Option 1: Leave the phone at home

If you go cold turkey to try escaping your smartphone’s grasp, you start to feel nomophobia. It’s that panic you feel when separated from your mobile phone. So, you make sure it’s close by. You convince yourself it’s necessary. You have to be available for urgent requests, just in case.

Option 2: Keep it with you, just on silent

And if it’s close by, you will be compelled to check it. A study by British researchers found participants checked their phones an average of 85 times per day! This habitual behavior is hard to break. It takes a conscious effort and even then is difficult. I tell myself I’m not going to look at my phone, then I do. I can’t help it.

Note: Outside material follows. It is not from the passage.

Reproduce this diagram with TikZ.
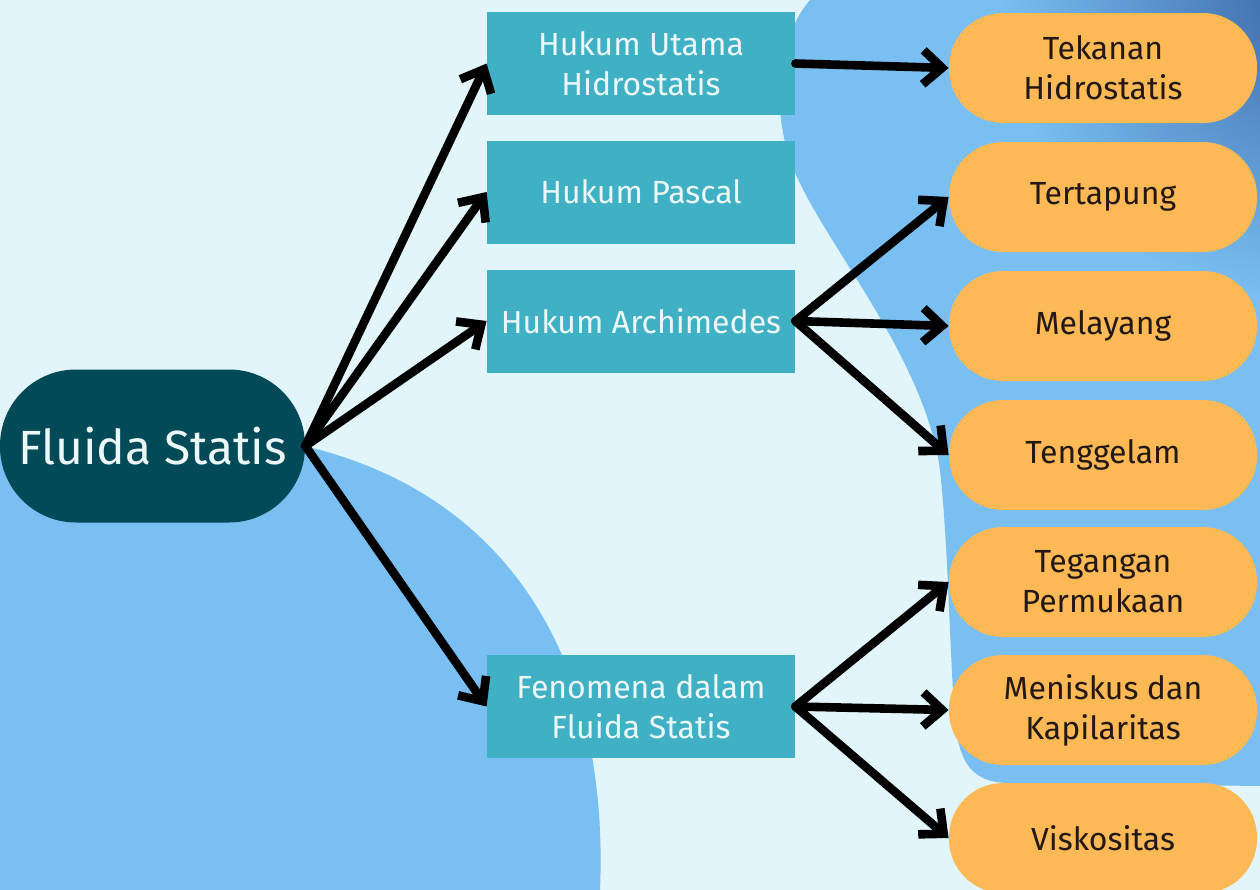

Some app developers have tried to address this with a creative way to keep you focused. One, called Space, and advertises that it “uses neuroscience and AI to help you kick app addiction. No shame. No sponsors. Just a little breathing room to help you take back control.”

Not a bad idea.

We need someone to combat the “teams of neuroscientists, and product engineers [that] are building their services, laced with dopamine, to keep you hooked” as one Medium blogger put it.

Option 3: Turn it off

Okay, how about turning it off? According to Science Daily’s recent study, the mere presence of your phone is distracting too and impacts your cognitive capacity. Even if it’s off! The phone is not ringing or notifying you of anything. It’s just sitting there. Researches said, “Your conscious mind isn’t thinking about your smartphone, but that process — the process of requiring yourself to not think about something — uses up some of your limited cognitive resources. It’s a brain drain.”

Am I the only one in this miserable predicament? We can’t win. That digital detox might be worth the money. Who’s in?